» **Source excerpt**:
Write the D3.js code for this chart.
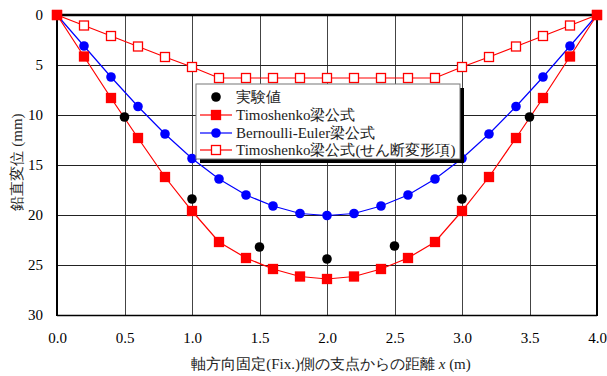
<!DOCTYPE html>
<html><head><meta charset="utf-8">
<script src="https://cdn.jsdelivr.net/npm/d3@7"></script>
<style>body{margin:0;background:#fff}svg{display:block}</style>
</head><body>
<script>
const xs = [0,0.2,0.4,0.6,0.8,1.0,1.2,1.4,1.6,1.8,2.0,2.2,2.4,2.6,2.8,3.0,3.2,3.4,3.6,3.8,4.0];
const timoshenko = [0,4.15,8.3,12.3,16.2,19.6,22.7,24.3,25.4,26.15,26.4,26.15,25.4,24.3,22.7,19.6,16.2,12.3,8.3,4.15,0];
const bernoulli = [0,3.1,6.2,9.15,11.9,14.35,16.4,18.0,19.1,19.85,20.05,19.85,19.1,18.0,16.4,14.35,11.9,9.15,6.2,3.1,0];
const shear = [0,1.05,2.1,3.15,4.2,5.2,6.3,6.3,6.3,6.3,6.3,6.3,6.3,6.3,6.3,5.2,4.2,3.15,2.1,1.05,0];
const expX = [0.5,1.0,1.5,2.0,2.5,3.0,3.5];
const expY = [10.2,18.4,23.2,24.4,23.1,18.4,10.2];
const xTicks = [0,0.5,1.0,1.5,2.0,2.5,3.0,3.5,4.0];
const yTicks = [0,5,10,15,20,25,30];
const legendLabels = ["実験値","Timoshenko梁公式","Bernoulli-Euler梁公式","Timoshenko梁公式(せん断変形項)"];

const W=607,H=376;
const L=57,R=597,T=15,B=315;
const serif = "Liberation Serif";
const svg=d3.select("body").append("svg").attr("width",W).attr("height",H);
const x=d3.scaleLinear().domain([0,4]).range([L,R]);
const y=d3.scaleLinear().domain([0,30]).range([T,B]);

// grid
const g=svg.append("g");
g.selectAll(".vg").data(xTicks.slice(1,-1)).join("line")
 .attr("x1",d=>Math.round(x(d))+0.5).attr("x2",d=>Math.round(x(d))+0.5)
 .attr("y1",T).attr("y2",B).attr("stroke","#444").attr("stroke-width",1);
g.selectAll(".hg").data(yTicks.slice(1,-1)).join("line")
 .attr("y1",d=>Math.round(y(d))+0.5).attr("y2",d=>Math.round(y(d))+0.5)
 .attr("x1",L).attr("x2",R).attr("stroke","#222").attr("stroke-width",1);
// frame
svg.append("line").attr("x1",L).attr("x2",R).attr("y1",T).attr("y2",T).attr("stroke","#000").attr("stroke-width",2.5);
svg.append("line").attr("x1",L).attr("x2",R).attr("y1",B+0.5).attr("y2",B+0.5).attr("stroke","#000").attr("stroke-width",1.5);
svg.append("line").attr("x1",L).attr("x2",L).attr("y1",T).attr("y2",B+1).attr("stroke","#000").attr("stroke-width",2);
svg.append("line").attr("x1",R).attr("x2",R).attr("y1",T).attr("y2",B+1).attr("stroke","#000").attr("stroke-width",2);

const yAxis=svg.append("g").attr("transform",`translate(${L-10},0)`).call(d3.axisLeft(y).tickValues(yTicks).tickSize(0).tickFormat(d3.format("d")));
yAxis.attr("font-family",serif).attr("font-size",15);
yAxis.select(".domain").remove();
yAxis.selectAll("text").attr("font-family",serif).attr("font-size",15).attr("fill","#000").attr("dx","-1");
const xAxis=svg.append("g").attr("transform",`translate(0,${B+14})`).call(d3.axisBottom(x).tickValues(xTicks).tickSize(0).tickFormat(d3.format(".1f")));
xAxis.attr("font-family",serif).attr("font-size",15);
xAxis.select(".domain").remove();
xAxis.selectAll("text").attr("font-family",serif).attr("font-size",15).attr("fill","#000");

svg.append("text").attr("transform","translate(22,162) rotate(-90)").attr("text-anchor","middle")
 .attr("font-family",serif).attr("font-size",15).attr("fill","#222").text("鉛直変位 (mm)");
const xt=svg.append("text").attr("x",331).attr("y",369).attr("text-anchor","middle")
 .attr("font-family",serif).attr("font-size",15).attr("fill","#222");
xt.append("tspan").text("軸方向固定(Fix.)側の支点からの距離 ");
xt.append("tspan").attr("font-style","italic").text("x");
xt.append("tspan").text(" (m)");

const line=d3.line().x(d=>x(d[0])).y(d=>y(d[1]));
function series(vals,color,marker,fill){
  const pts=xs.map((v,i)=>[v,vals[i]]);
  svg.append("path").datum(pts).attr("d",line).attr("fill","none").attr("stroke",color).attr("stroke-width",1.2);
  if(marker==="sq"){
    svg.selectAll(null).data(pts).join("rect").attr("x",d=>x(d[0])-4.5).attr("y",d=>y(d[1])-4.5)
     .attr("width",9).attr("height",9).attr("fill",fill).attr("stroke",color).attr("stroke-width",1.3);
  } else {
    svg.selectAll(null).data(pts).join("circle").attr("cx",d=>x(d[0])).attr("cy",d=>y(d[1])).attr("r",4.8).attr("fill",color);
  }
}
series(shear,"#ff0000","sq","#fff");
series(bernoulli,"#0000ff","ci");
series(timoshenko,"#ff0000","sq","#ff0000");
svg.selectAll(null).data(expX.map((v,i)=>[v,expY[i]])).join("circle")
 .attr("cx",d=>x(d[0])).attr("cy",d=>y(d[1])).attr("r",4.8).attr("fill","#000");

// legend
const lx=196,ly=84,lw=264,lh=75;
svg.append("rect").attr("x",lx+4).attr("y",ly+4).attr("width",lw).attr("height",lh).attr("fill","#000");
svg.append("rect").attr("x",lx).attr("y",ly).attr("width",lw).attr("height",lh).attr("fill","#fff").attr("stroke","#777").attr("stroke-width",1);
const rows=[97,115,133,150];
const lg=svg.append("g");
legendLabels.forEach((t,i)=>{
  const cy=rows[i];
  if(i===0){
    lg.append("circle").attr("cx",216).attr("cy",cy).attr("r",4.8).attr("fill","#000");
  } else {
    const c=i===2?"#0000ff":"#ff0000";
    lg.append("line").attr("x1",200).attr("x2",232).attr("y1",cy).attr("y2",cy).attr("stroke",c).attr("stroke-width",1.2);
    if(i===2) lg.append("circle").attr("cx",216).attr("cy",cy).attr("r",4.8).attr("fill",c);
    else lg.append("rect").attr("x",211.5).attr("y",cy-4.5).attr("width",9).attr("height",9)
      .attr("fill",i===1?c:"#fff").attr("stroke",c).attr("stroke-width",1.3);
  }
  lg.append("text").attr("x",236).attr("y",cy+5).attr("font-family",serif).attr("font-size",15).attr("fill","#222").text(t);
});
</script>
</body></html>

» **Work required**:
All of the data above should be quoted exactly, except for the pictures.

» **Response to this task**:
Write the D3.js code for this chart.
<!DOCTYPE html>
<html><head><meta charset="utf-8">
<script src="https://cdn.jsdelivr.net/npm/d3@7"></script>
<style>body{margin:0;background:#fff}svg{display:block}</style>
</head><body>
<script>
const xs = [0,0.2,0.4,0.6,0.8,1.0,1.2,1.4,1.6,1.8,2.0,2.2,2.4,2.6,2.8,3.0,3.2,3.4,3.6,3.8,4.0];
const timoshenko = [0,4.15,8.3,12.3,16.2,19.6,22.7,24.3,25.4,26.15,26.4,26.15,25.4,24.3,22.7,19.6,16.2,12.3,8.3,4.15,0];
const bernoulli = [0,3.1,6.2,9.15,11.9,14.35,16.4,18.0,19.1,19.85,20.05,19.85,19.1,18.0,16.4,14.35,11.9,9.15,6.2,3.1,0];
const shear = [0,1.05,2.1,3.15,4.2,5.2,6.3,6.3,6.3,6.3,6.3,6.3,6.3,6.3,6.3,5.2,4.2,3.15,2.1,1.05,0];
const expX = [0.5,1.0,1.5,2.0,2.5,3.0,3.5];
const expY = [10.2,18.4,23.2,24.4,23.1,18.4,10.2];
const xTicks = [0,0.5,1.0,1.5,2.0,2.5,3.0,3.5,4.0];
const yTicks = [0,5,10,15,20,25,30];
const legendLabels = ["実験値","Timoshenko梁公式","Bernoulli-Euler梁公式","Timoshenko梁公式(せん断変形項)"];

const W=607,H=376;
const L=57,R=597,T=15,B=315;
const serif = "Liberation Serif";
const svg=d3.select("body").append("svg").attr("width",W).attr("height",H);
const x=d3.scaleLinear().domain([0,4]).range([L,R]);
const y=d3.scaleLinear().domain([0,30]).range([T,B]);

// grid
const g=svg.append("g");
g.selectAll(".vg").data(xTicks.slice(1,-1)).join("line")
 .attr("x1",d=>Math.round(x(d))+0.5).attr("x2",d=>Math.round(x(d))+0.5)
 .attr("y1",T).attr("y2",B).attr("stroke","#444").attr("stroke-width",1);
g.selectAll(".hg").data(yTicks.slice(1,-1)).join("line")
 .attr("y1",d=>Math.round(y(d))+0.5).attr("y2",d=>Math.round(y(d))+0.5)
 .attr("x1",L).attr("x2",R).attr("stroke","#222").attr("stroke-width",1);
// frame
svg.append("line").attr("x1",L).attr("x2",R).attr("y1",T).attr("y2",T).attr("stroke","#000").attr("stroke-width",2.5);
svg.append("line").attr("x1",L).attr("x2",R).attr("y1",B+0.5).attr("y2",B+0.5).attr("stroke","#000").attr("stroke-width",1.5);
svg.append("line").attr("x1",L).attr("x2",L).attr("y1",T).attr("y2",B+1).attr("stroke","#000").attr("stroke-width",2);
svg.append("line").attr("x1",R).attr("x2",R).attr("y1",T).attr("y2",B+1).attr("stroke","#000").attr("stroke-width",2);

const yAxis=svg.append("g").attr("transform",`translate(${L-10},0)`).call(d3.axisLeft(y).tickValues(yTicks).tickSize(0).tickFormat(d3.format("d")));
yAxis.attr("font-family",serif).attr("font-size",15);
yAxis.select(".domain").remove();
yAxis.selectAll("text").attr("font-family",serif).attr("font-size",15).attr("fill","#000").attr("dx","-1");
const xAxis=svg.append("g").attr("transform",`translate(0,${B+14})`).call(d3.axisBottom(x).tickValues(xTicks).tickSize(0).tickFormat(d3.format(".1f")));
xAxis.attr("font-family",serif).attr("font-size",15);
xAxis.select(".domain").remove();
xAxis.selectAll("text").attr("font-family",serif).attr("font-size",15).attr("fill","#000");

svg.append("text").attr("transform","translate(22,162) rotate(-90)").attr("text-anchor","middle")
 .attr("font-family",serif).attr("font-size",15).attr("fill","#222").text("鉛直変位 (mm)");
const xt=svg.append("text").attr("x",331).attr("y",369).attr("text-anchor","middle")
 .attr("font-family",serif).attr("font-size",15).attr("fill","#222");
xt.append("tspan").text("軸方向固定(Fix.)側の支点からの距離 ");
xt.append("tspan").attr("font-style","italic").text("x");
xt.append("tspan").text(" (m)");

const line=d3.line().x(d=>x(d[0])).y(d=>y(d[1]));
function series(vals,color,marker,fill){
  const pts=xs.map((v,i)=>[v,vals[i]]);
  svg.append("path").datum(pts).attr("d",line).attr("fill","none").attr("stroke",color).attr("stroke-width",1.2);
  if(marker==="sq"){
    svg.selectAll(null).data(pts).join("rect").attr("x",d=>x(d[0])-4.5).attr("y",d=>y(d[1])-4.5)
     .attr("width",9).attr("height",9).attr("fill",fill).attr("stroke",color).attr("stroke-width",1.3);
  } else {
    svg.selectAll(null).data(pts).join("circle").attr("cx",d=>x(d[0])).attr("cy",d=>y(d[1])).attr("r",4.8).attr("fill",color);
  }
}
series(shear,"#ff0000","sq","#fff");
series(bernoulli,"#0000ff","ci");
series(timoshenko,"#ff0000","sq","#ff0000");
svg.selectAll(null).data(expX.map((v,i)=>[v,expY[i]])).join("circle")
 .attr("cx",d=>x(d[0])).attr("cy",d=>y(d[1])).attr("r",4.8).attr("fill","#000");

// legend
const lx=196,ly=84,lw=264,lh=75;
svg.append("rect").attr("x",lx+4).attr("y",ly+4).attr("width",lw).attr("height",lh).attr("fill","#000");
svg.append("rect").attr("x",lx).attr("y",ly).attr("width",lw).attr("height",lh).attr("fill","#fff").attr("stroke","#777").attr("stroke-width",1);
const rows=[97,115,133,150];
const lg=svg.append("g");
legendLabels.forEach((t,i)=>{
  const cy=rows[i];
  if(i===0){
    lg.append("circle").attr("cx",216).attr("cy",cy).attr("r",4.8).attr("fill","#000");
  } else {
    const c=i===2?"#0000ff":"#ff0000";
    lg.append("line").attr("x1",200).attr("x2",232).attr("y1",cy).attr("y2",cy).attr("stroke",c).attr("stroke-width",1.2);
    if(i===2) lg.append("circle").attr("cx",216).attr("cy",cy).attr("r",4.8).attr("fill",c);
    else lg.append("rect").attr("x",211.5).attr("y",cy-4.5).attr("width",9).attr("height",9)
      .attr("fill",i===1?c:"#fff").attr("stroke",c).attr("stroke-width",1.3);
  }
  lg.append("text").attr("x",236).attr("y",cy+5).attr("font-family",serif).attr("font-size",15).attr("fill","#222").text(t);
});
</script>
</body></html>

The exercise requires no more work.